Georgian officials have said little publicly about what they hope to get from the upcoming NATO summit. The Defense Ministry did not respond to RFE/RL's request for comments for this article.

There have been proposals to remove a MAP as a formal requirement for Georgian accession, endorsed by opposition members of parliament. Such a move would "send the right signal to the Georgian people," Levan Dolidze, a former head of Georgia's mission to NATO, told RFE/RL.

Ukraine is unlikely to be granted a direct path to membership in Vilnius, either. But NATO members were reportedly working on a significant boost in military aid for Kyiv and a new NATO-Ukraine Council.

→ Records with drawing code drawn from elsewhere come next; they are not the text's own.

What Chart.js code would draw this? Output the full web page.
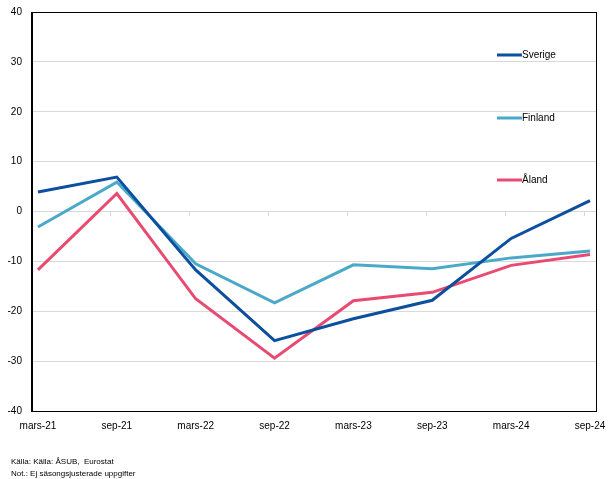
<!DOCTYPE html>
<html>
<head>
<meta charset="utf-8">
<script src="https://cdn.jsdelivr.net/npm/chart.js@4.4.1/dist/chart.umd.min.js"></script>
<style>
  html, body { margin: 0; padding: 0; background: #fff; }
  #wrap { position: relative; width: 610px; height: 479px; }
</style>
</head>
<body>
<div id="wrap"><canvas id="c" width="610" height="479"></canvas></div>
<script>
const categories = ['mars-21', 'sep-21', 'mars-22', 'sep-22', 'mars-23', 'sep-23', 'mars-24', 'sep-24'];
const sverige = [3.9, 6.9, -11.7, -25.9, -21.5, -17.8, -5.4, 2.2];
const finland = [-3.1, 5.9, -10.5, -18.3, -10.7, -11.5, -9.3, -7.9];
const aland = [-11.7, 3.6, -17.5, -29.4, -17.9, -16.2, -10.8, -8.6];
const seriesNames = ['Sverige', 'Finland', 'Åland'];
const yTicks = [40, 30, 20, 10, 0, -10, -20, -30, -40];
const footerLines = ['Källa: Källa: ÅSUB,  Eurostat', 'Not.: Ej säsongsjusterade uppgifter'];

const colors = ['#0b4f9e', '#4aa9c9', '#e94a72'];
const FONT = "'Liberation Sans', Arial, sans-serif";
const xPad = 0.076;

function pts(arr) { return arr.map((v, i) => ({ x: i, y: v })); }

const frameAndLegend = {
  id: 'frameAndLegend',
  afterDraw(chart) {
    const { ctx, chartArea: a } = chart;
    ctx.save();
    ctx.strokeStyle = '#000';
    ctx.lineWidth = 1;
    ctx.strokeRect(Math.round(a.left) + 0.5, Math.round(a.top) + 0.5,
                   Math.round(a.right - a.left), Math.round(a.bottom - a.top));
    const legendY = [55, 118, 180];
    ctx.font = '10px ' + FONT;
    ctx.textBaseline = 'middle';
    ctx.textAlign = 'left';
    chart.data.datasets.forEach((ds, i) => {
      ctx.strokeStyle = ds.borderColor;
      ctx.lineWidth = 3;
      ctx.beginPath();
      ctx.moveTo(497, legendY[i]);
      ctx.lineTo(522, legendY[i]);
      ctx.stroke();
      ctx.fillStyle = '#000';
      ctx.fillText(ds.label, 522, legendY[i]);
    });
    ctx.font = '8px ' + FONT;
    ctx.textBaseline = 'middle';
    footerLines.forEach((t, i) => ctx.fillText(t, 11, 462 + i * 12));
    ctx.restore();
  }
};

new Chart(document.getElementById('c'), {
  type: 'line',
  data: {
    datasets: [
      { label: seriesNames[0], data: pts(sverige), borderColor: colors[0], backgroundColor: colors[0] },
      { label: seriesNames[1], data: pts(finland), borderColor: colors[1], backgroundColor: colors[1] },
      { label: seriesNames[2], data: pts(aland), borderColor: colors[2], backgroundColor: colors[2] }
    ].map(d => Object.assign(d, { borderWidth: 3, pointRadius: 0, tension: 0, fill: false }))
  },
  options: {
    responsive: false,
    animation: false,
    devicePixelRatio: 1,
    layout: { padding: { left: 7.5, right: 14, top: 12, bottom: 47 } },
    plugins: { legend: { display: false }, title: { display: false }, tooltip: { enabled: false } },
    scales: {
      x: {
        type: 'linear',
        min: -xPad,
        max: categories.length - 1 + xPad,
        afterBuildTicks(axis) { axis.ticks = categories.map((_, i) => ({ value: i })); },
        grid: { drawOnChartArea: false, drawTicks: true, tickLength: 9, tickColor: 'rgba(0,0,0,0)' },
        border: { display: true, color: '#000', width: 1 },
        ticks: {
          autoSkip: false, maxRotation: 0, padding: 0,
          color: '#000', font: { family: FONT, size: 10 },
          callback: (v) => categories[Math.round(v)]
        }
      },
      x0: {
        type: 'linear',
        position: { y: 0 },
        min: -xPad,
        max: categories.length - 1 + xPad,
        afterBuildTicks(axis) { axis.ticks = categories.slice(1).map((_, i) => ({ value: -xPad + i + 1 })); },
        grid: { drawOnChartArea: false, drawTicks: true, tickLength: 4, color: '#d9d9d9' },
        border: { display: false },
        ticks: { display: false }
      },
      y: {
        min: -40, max: 40,
        afterBuildTicks(axis) { axis.ticks = yTicks.map(v => ({ value: v })); },
        grid: { color: '#d9d9d9', drawTicks: true, tickLength: 10, tickColor: 'rgba(0,0,0,0)' },
        border: { display: true, color: '#000', width: 1 },
        ticks: { padding: 0, color: '#000', font: { family: FONT, size: 10 } }
      }
    }
  },
  plugins: [frameAndLegend]
});
</script>
</body>
</html>
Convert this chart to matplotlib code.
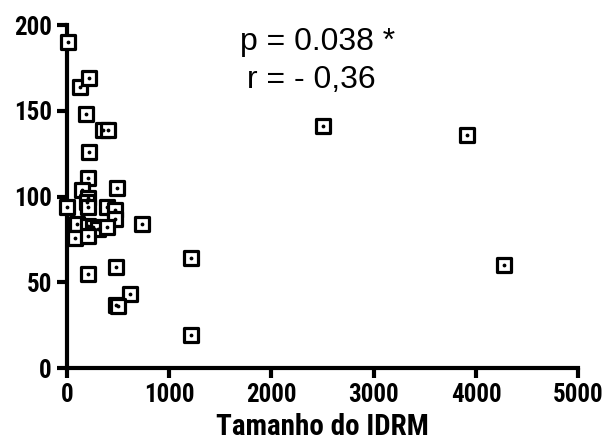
import numpy as np
import matplotlib.pyplot as plt

# tamanho do IDRM vs valor
idrm = [10, 130, 215, 186, 350, 400, 215, 205, 150, 205, 490,
        0, 195, 205, 390, 470, 470, 100, 205, 255, 300, 390,
        80, 205, 735, 205, 480, 620, 480, 500, 1213, 1213,
        2505, 3914, 4276]
valor = [190, 164, 169, 148, 139, 139, 126, 111, 104, 99, 105,
         94, 97, 94, 94, 92, 87, 84, 83, 82, 81, 82,
         76, 77, 84, 55, 59, 43, 37, 36, 64, 19,
         141, 136, 60]

plt.rcParams['font.family'] = ['Liberation Sans', 'DejaVu Sans']
narrow = ['Roboto Condensed', 'Liberation Sans', 'DejaVu Sans']

fig = plt.figure(figsize=(6.11, 4.47), dpi=100)
ax = fig.add_axes([0.1097, 0.1767, 0.8366, 0.7673])

ax.scatter(idrm, valor, marker='s', s=100, facecolor='white', edgecolor='black',
           linewidth=2.3, clip_on=False, zorder=3)
ax.scatter(idrm, valor, marker='o', s=3, color='black', clip_on=False, zorder=4)

ax.set_xlim(0, 5000)
ax.set_ylim(0, 200)
ax.set_xticks(range(0, 5001, 1000))
ax.set_yticks(range(0, 201, 50))

for s in ['top', 'right']:
    ax.spines[s].set_visible(False)
for s in ['left', 'bottom']:
    ax.spines[s].set_linewidth(3)
ax.tick_params(direction='out', length=7, width=3, pad=4)
for lab in ax.get_xticklabels() + ax.get_yticklabels():
    lab.set_fontweight('bold')
    lab.set_fontsize(18)
    lab.set_family(narrow)

ax.set_xlabel("Tamanho do IDRM", fontsize=21, fontweight='bold', labelpad=4,
              family=narrow)

ax.text(1690, 190, "p = 0.038 *", fontsize=23, va='center', ha='left')
ax.text(1760, 168, "r = - 0,36", fontsize=23, va='center', ha='left')

fig.savefig("out.png", dpi=100)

Meanwhile, Finland joined the alliance earlier this year and Sweden appears to be on the cusp of doing so, in accelerated processes that skipped the MAP step altogether. While neither is in direct conflict with Russia, their accelerated bids have raised questions about why such exceptions might not be allowed for Kyiv or Tbilisi.

"For many years, NATO has said to both Ukraine and Georgia that the Membership Action Plan is the next step on your direct way to membership. But NATO has also said that both countries already have the practical tools to prepare them for membership -- meaning that MAP is not a practical tool and holds mostly symbolic value," Landgraf said.

The result could be the unintentional specter of a double standard, he added, signaling "that there is one standard for countries like Finland and Sweden and then another standard for countries like Georgia and Ukraine."

If the polls are accurate, nearly three out of four Georgians hope that's not the case.